As you can see in this diagram, the Date table (DimDate) is related to the fact table (FactInternetSales) by 3 different dates in the fact: Order, Ship and Due Date. This is called a Role Playing dimension in the Dimensional Modeling world. The relationship is created by the surrogate keys columns (integer data type) rather than the date data type. The DateKey column in the DimDate table is related to the OrderDateKey column in the FactInternetSales table as well as ShipDateKey and DueDateKey.

The DimDate table has columns that normally would have to be extracted from a Date column with a function. These include CalendarYear, CalendarQuarter or DayNumberOfMonth. The data in this table has a row for every day possible in your Data Mart.

 

DateKey

FullDateAlternateKey

DayNumberOfMonth

CalendarQuarter

CalendarYear

20050101

2005-01-01

1

1

2005

20050102

2005-01-02

2

1

2005

20050103

2005-01-03

3

1

2005

20050104

2005-01-04

4

1

2005

20050105

2005-01-05

5

1

2005

20050106

2005-01-06

6

1

2005

20050107

2005-01-07

7

1

2005

20050108

2005-01-08

8

1

2005

20050109

2005-01-09

9

1

2005

20050110

2005-01-10

10

1

2005

Think about the reason for every day to be in this table. If there are no Internet Sales on 12/28/2010, then we would have to do some fancy LEFT JOIN with a sub-query to create this row in an analysis of the data. But, with a Date Dimension table, we LEFT JOIN from the DimDate table to the Internet Sales fact table and we can extract $0 with a IsNull(SalesAmount) from this query.

 

SELECT d.CalendarYear, d.FullDateAlternateKey, Sum([SalesAmount])

  FROM dbo.DimDate d

    LEFT JOIN [dbo].[FactInternetSales] fs ON fs.OrderDateKey = d.DateKey

  WHERE d.CalendarYear = 2010

    AND d.MonthNumberOfYear = 12

  GROUP BY d.CalendarYear, d.FullDateAlternateKey

  ORDER BY d.CalendarYear, d.FullDateAlternateKey

image_thumb[4]

The query users have to write against a Data Mart are much simpler than against a transaction database. There are less joins because of the one to many relationships between the fact dimension table(s). The dimension tables are confusing to someone who has been normalizing databases as a career. The dimension is a flattened or de-normalized table. This creates cases of duplicate data, but the simplistic query overrides the duplicate data in a dimensional model.

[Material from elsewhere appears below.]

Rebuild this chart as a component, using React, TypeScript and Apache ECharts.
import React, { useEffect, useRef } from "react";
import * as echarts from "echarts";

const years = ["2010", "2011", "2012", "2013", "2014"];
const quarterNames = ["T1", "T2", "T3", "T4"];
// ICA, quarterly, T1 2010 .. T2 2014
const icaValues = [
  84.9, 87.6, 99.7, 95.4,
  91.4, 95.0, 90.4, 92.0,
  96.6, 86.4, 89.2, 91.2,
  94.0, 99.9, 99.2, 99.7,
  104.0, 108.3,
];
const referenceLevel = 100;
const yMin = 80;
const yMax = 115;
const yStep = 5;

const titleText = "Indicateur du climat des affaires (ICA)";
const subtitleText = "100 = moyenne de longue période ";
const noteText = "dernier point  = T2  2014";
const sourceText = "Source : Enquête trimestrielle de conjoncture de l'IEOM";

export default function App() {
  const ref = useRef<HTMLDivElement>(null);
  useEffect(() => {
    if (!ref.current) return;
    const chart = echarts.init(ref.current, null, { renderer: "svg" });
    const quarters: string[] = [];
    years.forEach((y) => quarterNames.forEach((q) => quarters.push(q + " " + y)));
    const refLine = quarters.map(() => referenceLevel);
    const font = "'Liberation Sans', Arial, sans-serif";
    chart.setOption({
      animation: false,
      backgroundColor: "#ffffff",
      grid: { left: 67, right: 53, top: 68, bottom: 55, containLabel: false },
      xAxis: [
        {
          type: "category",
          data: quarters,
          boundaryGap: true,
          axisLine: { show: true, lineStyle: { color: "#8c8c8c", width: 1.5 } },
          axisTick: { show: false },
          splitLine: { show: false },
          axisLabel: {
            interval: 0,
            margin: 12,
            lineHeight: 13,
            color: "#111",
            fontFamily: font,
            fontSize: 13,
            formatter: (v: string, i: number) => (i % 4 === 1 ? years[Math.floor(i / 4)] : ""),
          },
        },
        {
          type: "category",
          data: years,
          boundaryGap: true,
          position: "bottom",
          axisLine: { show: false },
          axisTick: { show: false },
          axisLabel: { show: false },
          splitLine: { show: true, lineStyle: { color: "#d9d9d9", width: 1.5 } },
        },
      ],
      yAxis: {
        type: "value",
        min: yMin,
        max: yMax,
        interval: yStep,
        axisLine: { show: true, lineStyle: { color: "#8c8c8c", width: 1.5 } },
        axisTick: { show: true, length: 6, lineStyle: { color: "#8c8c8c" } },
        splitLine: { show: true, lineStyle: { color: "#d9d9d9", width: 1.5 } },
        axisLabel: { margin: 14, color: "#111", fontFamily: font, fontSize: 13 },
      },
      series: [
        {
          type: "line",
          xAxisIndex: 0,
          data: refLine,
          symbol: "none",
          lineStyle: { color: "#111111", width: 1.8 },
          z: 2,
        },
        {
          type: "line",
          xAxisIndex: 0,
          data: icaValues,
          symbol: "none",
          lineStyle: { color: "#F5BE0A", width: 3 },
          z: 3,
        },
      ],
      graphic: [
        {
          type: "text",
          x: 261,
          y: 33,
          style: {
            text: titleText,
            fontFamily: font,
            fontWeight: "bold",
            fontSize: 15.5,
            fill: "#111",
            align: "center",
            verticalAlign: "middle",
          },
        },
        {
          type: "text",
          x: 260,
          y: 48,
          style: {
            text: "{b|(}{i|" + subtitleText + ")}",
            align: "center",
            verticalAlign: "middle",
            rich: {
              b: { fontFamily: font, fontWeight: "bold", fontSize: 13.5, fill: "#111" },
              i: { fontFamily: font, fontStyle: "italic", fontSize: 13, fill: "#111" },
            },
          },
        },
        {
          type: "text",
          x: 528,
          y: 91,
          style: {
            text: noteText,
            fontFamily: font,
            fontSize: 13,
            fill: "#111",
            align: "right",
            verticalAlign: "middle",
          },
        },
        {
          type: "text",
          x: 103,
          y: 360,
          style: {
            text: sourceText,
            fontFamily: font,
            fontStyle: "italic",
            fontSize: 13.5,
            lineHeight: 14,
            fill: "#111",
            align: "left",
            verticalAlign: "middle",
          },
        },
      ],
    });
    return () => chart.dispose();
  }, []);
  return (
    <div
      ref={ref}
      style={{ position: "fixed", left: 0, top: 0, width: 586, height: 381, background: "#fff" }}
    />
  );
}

With this table, we can stop using functions on date columns like YEAR (), MONTH (), etc. So, a query from an OLTP might look like this:

 

SELECT DATEPART(Year, SOH.OrderDate), SUM(DET.LineTotal) AS Sales

  FROM Sales.SalesOrderHeader SOH

    INNER JOIN Sales.SalesOrderDetail DET ON SOH.SalesOrderID = DET.SalesOrderID

  GROUP BY DATEPART(Year, SOH.OrderDate)

Whereas the dimensional model query would look like this:

 

SELECT d.CalendarYear, Sum(SalesAmount)

  FROM dbo.FactInternetSales fi

    INNER JOIN dbo.DimDate d ON d.DateKey = fi.OrderDateKey

  GROUP BY d.CalendarYear

The end user might have a better time understanding the structure of the Dimensional Model than the transactional system. Especially, if data is obtained from different databases maybe on different servers. Is it no fun trying to explain the LinkedServer and how to use it? Consolidating the needed reporting data into a Data Mart, then Data Marts together into a Data Warehouse makes life much easier for report writers.

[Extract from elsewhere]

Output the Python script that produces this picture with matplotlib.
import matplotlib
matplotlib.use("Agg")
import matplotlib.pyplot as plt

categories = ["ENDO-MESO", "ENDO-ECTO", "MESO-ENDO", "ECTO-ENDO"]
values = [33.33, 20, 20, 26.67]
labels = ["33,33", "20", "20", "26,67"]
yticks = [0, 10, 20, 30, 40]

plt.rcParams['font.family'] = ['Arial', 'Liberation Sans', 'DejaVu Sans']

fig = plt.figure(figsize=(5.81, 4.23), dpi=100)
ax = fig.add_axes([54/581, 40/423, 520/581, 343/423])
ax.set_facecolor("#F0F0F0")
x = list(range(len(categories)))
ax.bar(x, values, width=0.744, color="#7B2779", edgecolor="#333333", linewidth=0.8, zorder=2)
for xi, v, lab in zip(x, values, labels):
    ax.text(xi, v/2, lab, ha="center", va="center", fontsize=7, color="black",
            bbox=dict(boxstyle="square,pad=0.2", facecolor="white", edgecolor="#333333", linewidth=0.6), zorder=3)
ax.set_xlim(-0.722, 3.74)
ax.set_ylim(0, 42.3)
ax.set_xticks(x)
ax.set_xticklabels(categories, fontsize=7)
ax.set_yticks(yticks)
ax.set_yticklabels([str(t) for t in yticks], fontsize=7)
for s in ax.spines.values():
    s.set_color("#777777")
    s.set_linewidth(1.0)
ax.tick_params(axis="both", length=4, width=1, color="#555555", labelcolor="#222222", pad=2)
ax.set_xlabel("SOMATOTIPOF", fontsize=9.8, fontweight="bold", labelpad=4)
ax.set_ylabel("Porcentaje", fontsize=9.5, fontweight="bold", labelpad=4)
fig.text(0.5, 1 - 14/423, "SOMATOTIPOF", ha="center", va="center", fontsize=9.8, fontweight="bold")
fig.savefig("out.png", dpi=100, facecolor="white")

The date dimension can also contain columns for Weekend versus Weekday, Holiday and month markers like 2014-10 or by quarter like 2014-Q1. All these can be computed once in the dimension table and used at will by query writers. They now do not have to know how to use T-SQL functions or concatenate substrings of “CASTed” date columns.

Then, when the DimDate is related to various Fact tables and processed into an OLAP cube, the measures and aggregations are displayable side by side through the DimDate dimension which is now considered a Conformed Dimension. The slicing and dicing of data has just been made a whole lot easier.